** Start **

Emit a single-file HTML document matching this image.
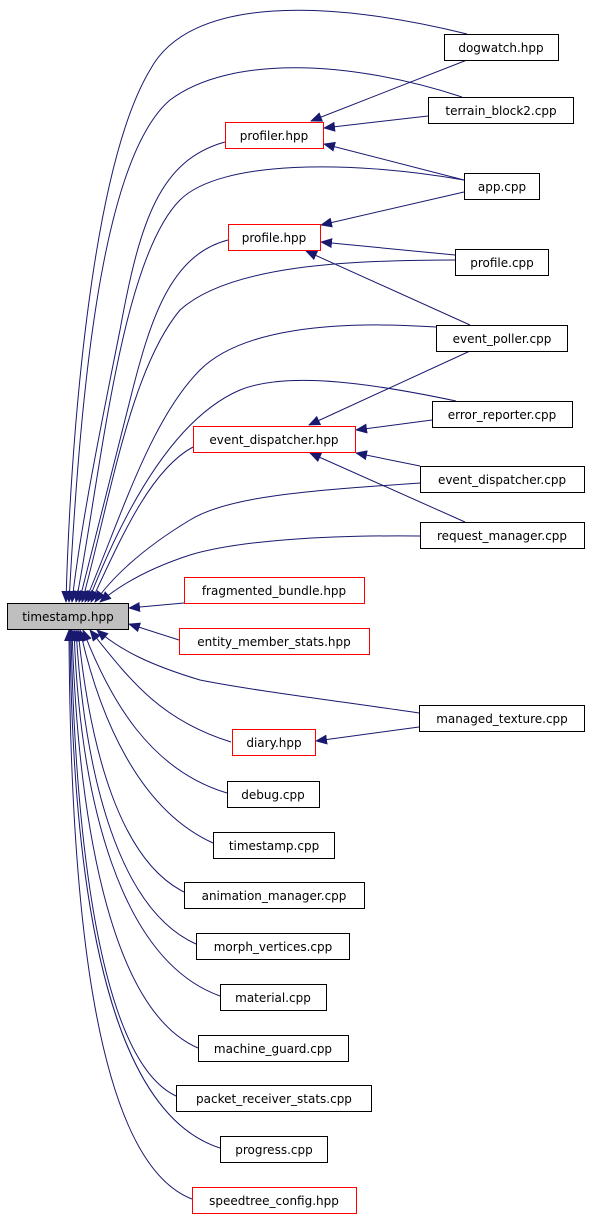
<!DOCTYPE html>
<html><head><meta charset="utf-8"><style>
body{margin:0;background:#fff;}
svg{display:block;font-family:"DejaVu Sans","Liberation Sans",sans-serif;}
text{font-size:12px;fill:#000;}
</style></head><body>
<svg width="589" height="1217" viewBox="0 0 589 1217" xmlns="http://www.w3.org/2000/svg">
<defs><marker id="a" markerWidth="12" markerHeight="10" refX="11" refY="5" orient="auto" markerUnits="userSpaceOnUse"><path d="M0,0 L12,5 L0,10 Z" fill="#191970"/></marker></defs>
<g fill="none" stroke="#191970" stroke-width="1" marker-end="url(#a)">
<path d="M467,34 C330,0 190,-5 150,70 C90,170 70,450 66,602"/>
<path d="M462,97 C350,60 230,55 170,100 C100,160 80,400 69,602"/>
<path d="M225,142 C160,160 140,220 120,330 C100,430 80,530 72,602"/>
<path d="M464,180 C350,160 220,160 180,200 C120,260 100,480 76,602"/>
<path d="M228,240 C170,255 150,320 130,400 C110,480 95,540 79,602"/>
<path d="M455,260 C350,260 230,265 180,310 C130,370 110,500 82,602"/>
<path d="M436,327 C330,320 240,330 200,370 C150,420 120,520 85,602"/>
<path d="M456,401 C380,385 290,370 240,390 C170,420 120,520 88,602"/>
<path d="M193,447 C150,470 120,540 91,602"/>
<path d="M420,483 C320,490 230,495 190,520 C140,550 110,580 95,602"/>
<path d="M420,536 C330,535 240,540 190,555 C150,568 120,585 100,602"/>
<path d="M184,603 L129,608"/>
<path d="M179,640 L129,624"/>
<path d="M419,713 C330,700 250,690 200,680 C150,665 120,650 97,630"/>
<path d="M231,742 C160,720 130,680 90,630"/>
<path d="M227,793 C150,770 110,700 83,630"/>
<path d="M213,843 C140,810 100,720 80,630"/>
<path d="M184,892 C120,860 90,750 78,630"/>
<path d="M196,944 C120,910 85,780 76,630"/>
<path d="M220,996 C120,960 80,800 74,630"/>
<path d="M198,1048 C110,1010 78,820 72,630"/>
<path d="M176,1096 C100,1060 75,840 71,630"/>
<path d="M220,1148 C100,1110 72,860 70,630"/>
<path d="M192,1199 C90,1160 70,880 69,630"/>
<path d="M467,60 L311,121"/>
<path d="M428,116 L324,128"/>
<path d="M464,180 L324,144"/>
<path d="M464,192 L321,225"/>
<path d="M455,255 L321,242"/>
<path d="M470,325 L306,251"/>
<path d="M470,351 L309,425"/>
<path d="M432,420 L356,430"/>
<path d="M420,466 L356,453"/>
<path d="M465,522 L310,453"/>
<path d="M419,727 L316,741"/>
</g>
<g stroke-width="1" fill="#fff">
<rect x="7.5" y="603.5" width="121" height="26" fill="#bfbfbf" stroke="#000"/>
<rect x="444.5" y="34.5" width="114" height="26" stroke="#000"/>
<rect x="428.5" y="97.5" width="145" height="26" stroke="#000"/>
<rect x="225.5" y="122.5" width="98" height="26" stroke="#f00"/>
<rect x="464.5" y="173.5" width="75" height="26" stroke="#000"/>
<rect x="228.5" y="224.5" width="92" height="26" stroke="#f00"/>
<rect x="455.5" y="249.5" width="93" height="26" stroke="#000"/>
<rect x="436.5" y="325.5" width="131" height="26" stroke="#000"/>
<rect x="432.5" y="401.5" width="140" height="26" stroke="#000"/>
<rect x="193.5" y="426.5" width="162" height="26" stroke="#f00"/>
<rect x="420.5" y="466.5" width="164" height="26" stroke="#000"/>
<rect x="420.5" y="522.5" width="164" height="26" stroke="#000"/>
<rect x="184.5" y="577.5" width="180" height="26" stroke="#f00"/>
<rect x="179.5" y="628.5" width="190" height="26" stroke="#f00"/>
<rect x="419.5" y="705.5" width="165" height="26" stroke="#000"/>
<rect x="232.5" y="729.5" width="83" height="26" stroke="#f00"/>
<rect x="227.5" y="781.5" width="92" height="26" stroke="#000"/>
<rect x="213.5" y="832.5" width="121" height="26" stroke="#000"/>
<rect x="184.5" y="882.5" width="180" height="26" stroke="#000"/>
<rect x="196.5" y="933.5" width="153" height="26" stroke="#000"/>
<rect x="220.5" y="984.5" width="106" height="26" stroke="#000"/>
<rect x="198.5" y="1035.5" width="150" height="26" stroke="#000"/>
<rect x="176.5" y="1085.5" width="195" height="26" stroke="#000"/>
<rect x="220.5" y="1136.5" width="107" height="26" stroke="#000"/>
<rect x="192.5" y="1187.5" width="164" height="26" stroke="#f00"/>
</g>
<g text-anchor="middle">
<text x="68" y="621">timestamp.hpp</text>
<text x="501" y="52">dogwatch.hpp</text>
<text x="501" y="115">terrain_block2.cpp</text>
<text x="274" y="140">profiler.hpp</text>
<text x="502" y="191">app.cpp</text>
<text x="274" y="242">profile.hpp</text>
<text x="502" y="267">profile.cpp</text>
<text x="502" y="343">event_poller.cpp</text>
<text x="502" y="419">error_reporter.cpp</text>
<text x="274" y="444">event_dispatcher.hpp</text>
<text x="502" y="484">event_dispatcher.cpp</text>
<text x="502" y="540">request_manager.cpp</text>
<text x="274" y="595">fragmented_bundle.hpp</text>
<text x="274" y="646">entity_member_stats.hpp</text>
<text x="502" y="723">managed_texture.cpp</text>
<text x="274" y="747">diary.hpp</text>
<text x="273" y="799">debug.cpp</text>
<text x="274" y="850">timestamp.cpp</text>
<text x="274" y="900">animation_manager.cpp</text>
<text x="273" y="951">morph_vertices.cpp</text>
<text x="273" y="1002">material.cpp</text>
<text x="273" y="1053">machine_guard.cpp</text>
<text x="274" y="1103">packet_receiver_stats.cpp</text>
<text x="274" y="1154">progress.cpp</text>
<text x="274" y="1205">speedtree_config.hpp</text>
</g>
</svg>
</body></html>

** End **

* **What is expected**:
The material above holds pictures; copy everything else in it exactly.

* **Result**:
Emit a single-file HTML document matching this image.
<!DOCTYPE html>
<html><head><meta charset="utf-8"><style>
body{margin:0;background:#fff;}
svg{display:block;font-family:"DejaVu Sans","Liberation Sans",sans-serif;}
text{font-size:12px;fill:#000;}
</style></head><body>
<svg width="589" height="1217" viewBox="0 0 589 1217" xmlns="http://www.w3.org/2000/svg">
<defs><marker id="a" markerWidth="12" markerHeight="10" refX="11" refY="5" orient="auto" markerUnits="userSpaceOnUse"><path d="M0,0 L12,5 L0,10 Z" fill="#191970"/></marker></defs>
<g fill="none" stroke="#191970" stroke-width="1" marker-end="url(#a)">
<path d="M467,34 C330,0 190,-5 150,70 C90,170 70,450 66,602"/>
<path d="M462,97 C350,60 230,55 170,100 C100,160 80,400 69,602"/>
<path d="M225,142 C160,160 140,220 120,330 C100,430 80,530 72,602"/>
<path d="M464,180 C350,160 220,160 180,200 C120,260 100,480 76,602"/>
<path d="M228,240 C170,255 150,320 130,400 C110,480 95,540 79,602"/>
<path d="M455,260 C350,260 230,265 180,310 C130,370 110,500 82,602"/>
<path d="M436,327 C330,320 240,330 200,370 C150,420 120,520 85,602"/>
<path d="M456,401 C380,385 290,370 240,390 C170,420 120,520 88,602"/>
<path d="M193,447 C150,470 120,540 91,602"/>
<path d="M420,483 C320,490 230,495 190,520 C140,550 110,580 95,602"/>
<path d="M420,536 C330,535 240,540 190,555 C150,568 120,585 100,602"/>
<path d="M184,603 L129,608"/>
<path d="M179,640 L129,624"/>
<path d="M419,713 C330,700 250,690 200,680 C150,665 120,650 97,630"/>
<path d="M231,742 C160,720 130,680 90,630"/>
<path d="M227,793 C150,770 110,700 83,630"/>
<path d="M213,843 C140,810 100,720 80,630"/>
<path d="M184,892 C120,860 90,750 78,630"/>
<path d="M196,944 C120,910 85,780 76,630"/>
<path d="M220,996 C120,960 80,800 74,630"/>
<path d="M198,1048 C110,1010 78,820 72,630"/>
<path d="M176,1096 C100,1060 75,840 71,630"/>
<path d="M220,1148 C100,1110 72,860 70,630"/>
<path d="M192,1199 C90,1160 70,880 69,630"/>
<path d="M467,60 L311,121"/>
<path d="M428,116 L324,128"/>
<path d="M464,180 L324,144"/>
<path d="M464,192 L321,225"/>
<path d="M455,255 L321,242"/>
<path d="M470,325 L306,251"/>
<path d="M470,351 L309,425"/>
<path d="M432,420 L356,430"/>
<path d="M420,466 L356,453"/>
<path d="M465,522 L310,453"/>
<path d="M419,727 L316,741"/>
</g>
<g stroke-width="1" fill="#fff">
<rect x="7.5" y="603.5" width="121" height="26" fill="#bfbfbf" stroke="#000"/>
<rect x="444.5" y="34.5" width="114" height="26" stroke="#000"/>
<rect x="428.5" y="97.5" width="145" height="26" stroke="#000"/>
<rect x="225.5" y="122.5" width="98" height="26" stroke="#f00"/>
<rect x="464.5" y="173.5" width="75" height="26" stroke="#000"/>
<rect x="228.5" y="224.5" width="92" height="26" stroke="#f00"/>
<rect x="455.5" y="249.5" width="93" height="26" stroke="#000"/>
<rect x="436.5" y="325.5" width="131" height="26" stroke="#000"/>
<rect x="432.5" y="401.5" width="140" height="26" stroke="#000"/>
<rect x="193.5" y="426.5" width="162" height="26" stroke="#f00"/>
<rect x="420.5" y="466.5" width="164" height="26" stroke="#000"/>
<rect x="420.5" y="522.5" width="164" height="26" stroke="#000"/>
<rect x="184.5" y="577.5" width="180" height="26" stroke="#f00"/>
<rect x="179.5" y="628.5" width="190" height="26" stroke="#f00"/>
<rect x="419.5" y="705.5" width="165" height="26" stroke="#000"/>
<rect x="232.5" y="729.5" width="83" height="26" stroke="#f00"/>
<rect x="227.5" y="781.5" width="92" height="26" stroke="#000"/>
<rect x="213.5" y="832.5" width="121" height="26" stroke="#000"/>
<rect x="184.5" y="882.5" width="180" height="26" stroke="#000"/>
<rect x="196.5" y="933.5" width="153" height="26" stroke="#000"/>
<rect x="220.5" y="984.5" width="106" height="26" stroke="#000"/>
<rect x="198.5" y="1035.5" width="150" height="26" stroke="#000"/>
<rect x="176.5" y="1085.5" width="195" height="26" stroke="#000"/>
<rect x="220.5" y="1136.5" width="107" height="26" stroke="#000"/>
<rect x="192.5" y="1187.5" width="164" height="26" stroke="#f00"/>
</g>
<g text-anchor="middle">
<text x="68" y="621">timestamp.hpp</text>
<text x="501" y="52">dogwatch.hpp</text>
<text x="501" y="115">terrain_block2.cpp</text>
<text x="274" y="140">profiler.hpp</text>
<text x="502" y="191">app.cpp</text>
<text x="274" y="242">profile.hpp</text>
<text x="502" y="267">profile.cpp</text>
<text x="502" y="343">event_poller.cpp</text>
<text x="502" y="419">error_reporter.cpp</text>
<text x="274" y="444">event_dispatcher.hpp</text>
<text x="502" y="484">event_dispatcher.cpp</text>
<text x="502" y="540">request_manager.cpp</text>
<text x="274" y="595">fragmented_bundle.hpp</text>
<text x="274" y="646">entity_member_stats.hpp</text>
<text x="502" y="723">managed_texture.cpp</text>
<text x="274" y="747">diary.hpp</text>
<text x="273" y="799">debug.cpp</text>
<text x="274" y="850">timestamp.cpp</text>
<text x="274" y="900">animation_manager.cpp</text>
<text x="273" y="951">morph_vertices.cpp</text>
<text x="273" y="1002">material.cpp</text>
<text x="273" y="1053">machine_guard.cpp</text>
<text x="274" y="1103">packet_receiver_stats.cpp</text>
<text x="274" y="1154">progress.cpp</text>
<text x="274" y="1205">speedtree_config.hpp</text>
</g>
</svg>
</body></html>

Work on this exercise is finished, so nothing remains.